To play a round with Tiger Woods or to knock some balls with Andy Murray would be the greatest thrill for dedicated fans of golf and tennis – but the prospect of going for a drive with Lewis Hamilton reaches out to far greater numbers.
Of course, the chance would be a fine thing… and a fine thing it turned out to be for 50 customers of Hamilton’s McLaren team’s chief sponsor, Vodaphone, and 100 of their friends, as the Vodaphone VIP scheme arranged for them to take part in a huge go-kart endurance race.
Lewis fans will be familiar with camcorder footage of a cherub-faced pre-teen tearing up the Tarmac in a kart; it was a love of – and a tremendous talent for – the sport that set the young Hamilton on a path to his 2008 Formula 1 driver’s title and who knows how many more in the future?
So it came as no surprise to see Hamilton looking perfectly at home sliding around the track in a tiny racer once again at Milton Keynes’ Daytona Motorsport centre. Hamilton was on hand to answer both press and public’s questions before laying down a marker out on track. His 74-second lap of the twisty circuit was the challenge for all the racers.

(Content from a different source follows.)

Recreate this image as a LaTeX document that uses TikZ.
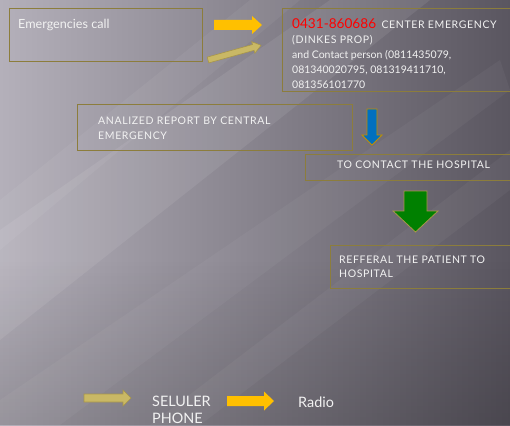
\documentclass[tikz,border=0pt]{standalone}
\usepackage{fontspec}
\setmainfont{Lato}
\usetikzlibrary{fadings}
\definecolor{boxline}{HTML}{8C7D3C}
\definecolor{yel}{HTML}{FFC000}
\definecolor{khaki}{HTML}{C9B865}
\definecolor{khakiline}{HTML}{A8964A}
\definecolor{blu}{HTML}{0070C0}
\definecolor{grn}{HTML}{008000}
\definecolor{txt}{HTML}{F2F2F2}
\definecolor{bgdark}{HTML}{5A5660}
\definecolor{bglight}{HTML}{B4B0BA}
\newfontfamily\capsfont[LetterSpace=6]{Lato}
% block arrow: style, x, y, angle, length, shaft, head width, head length
\newcommand{\blockarr}[8]{%
  \begin{scope}[shift={(#2,#3)}, rotate=#4]
    \draw[#1] (0,-#6/2) -- (#5-#8,-#6/2) -- (#5-#8,-#7/2) -- (#5,0)
      -- (#5-#8,#7/2) -- (#5-#8,#6/2) -- (0,#6/2) -- cycle;
  \end{scope}}
\tikzset{
  box/.style={draw=boxline, line width=1.2pt, rectangle, inner sep=0pt, anchor=north west},
  label/.style={text=txt, anchor=base west, inner sep=0pt, align=left, font=\capsfont\fontsize{10.5}{15}\selectfont},
}
\begin{document}
\begin{tikzpicture}[x=1pt,y=-1pt]
\useasboundingbox (0,0) rectangle (510,425);
% background
\shade[shading angle=115, left color=bglight, right color=bgdark] (0,0) rectangle (510,425);
\fill[black, opacity=0.18, path fading=north] (0,260) rectangle (510,425);
\fill[white, opacity=0.08] (330,0) -- (430,0) -- (0,340) -- (0,230) -- cycle;
\fill[white, opacity=0.05] (250,0) -- (300,0) -- (0,250) -- (0,200) -- cycle;
\fill[white, opacity=0.04] (500,60) -- (510,90) -- (60,425) -- (0,425) -- (0,400) -- cycle;
\fill[white, opacity=0.04] (510,150) -- (510,190) -- (200,425) -- (150,425) -- cycle;
% boxes
\node[box, minimum width=193pt, minimum height=53pt] (b1) at (9,8) {};
\node[box, minimum width=232pt, minimum height=83pt] (b2) at (282,8) {};
\node[box, minimum width=275pt, minimum height=46pt] (b3) at (77,104) {};
\node[box, minimum width=210pt, minimum height=26pt] (b4) at (305,154) {};
\node[box, minimum width=185pt, minimum height=43pt] (b5) at (330,245) {};
% texts (base anchor = baseline of the last line)
\node[label, font=\rmfamily\fontsize{12.6}{15}\selectfont] (t1) at (18,28.3) {Emergencies call};
\node[label, font=\rmfamily\fontsize{10.5}{15}\selectfont] (t2) at (292,88.5) {{\color{red}\fontsize{13.6}{15}\selectfont 0431-860686}\ \ {\capsfont CENTER EMERGENCY}\\{\capsfont (DINKES PROP)}\\and Contact person (0811435079,\\081340020795, 081319411710,\\081356101770};
\node[label] (t3) at (98,139) {ANALIZED REPORT BY CENTRAL\\EMERGENCY};
\node[label] (t4) at (337,168.3) {TO CONTACT THE HOSPITAL};
\node[label, font=\capsfont\fontsize{10.5}{14}\selectfont] (t5) at (339,277.3) {REFFERAL THE PATIENT TO\\HOSPITAL};
% arrows
\blockarr{fill=yel, draw=none}{214}{25}{0}{48}{10}{18}{10}
\blockarr{fill=khaki, draw=khakiline, line width=0.6pt}{208}{60}{15.5}{55}{6}{12}{8}
\blockarr{fill=blu, draw=yel!75!black, line width=0.8pt}{372}{109}{-90}{36}{10}{20}{10}
\blockarr{fill=grn, draw=khakiline, line width=0.8pt}{415.5}{191}{-90}{41}{23}{45}{21}
% legend
\blockarr{fill=khaki, draw=khakiline, line width=0.6pt}{84}{398}{0}{47}{8}{16}{8}
\node[label, font=\rmfamily\fontsize{14.4}{17}\selectfont] (l2) at (152,423) {SELULER\\PHONE};
\blockarr{fill=yel, draw=none}{227}{401}{0}{47}{10}{19}{10}
\node[label, font=\rmfamily\fontsize{14.4}{17}\selectfont] (l4) at (298,407) {Radio};
\end{tikzpicture}
\end{document}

Of course, a tiny go-kart is a far cry from the 700bhp machine Lewis drives at work these days, but the fundamentals of driving and the race-craft he learned in his go-karting days is what stands him in good stead against Fernando Alonso, Sebastian Vettel and even his team-mate Jenson Button at glamorous race tracks across the globe.
“I learned everything in karting. Simple as that,” said Hamilton.
“As a kid people generally frowned when I said I was going go-karting. I think they thought I was just going to some random place down the road just to have fun for £10 – but it was an actual hobby and something that I really enjoyed doing that has grown into something even better.”
Of course, since Hamilton’s success in motorsport, go-karting has seen a popularity boost among young racers keen to emulate his success. How does that make him feel?
And how did I stack up against the F1 super star? Not well. Like any good ‘wannabe’ racing driver I had a number of excuses ready – the busy circuit and an unfamiliarity with the track being chief among them – but there was no disguising the six second gap that put Lewis in a different league.
Fortunately, there’s no shame in being beaten by the best.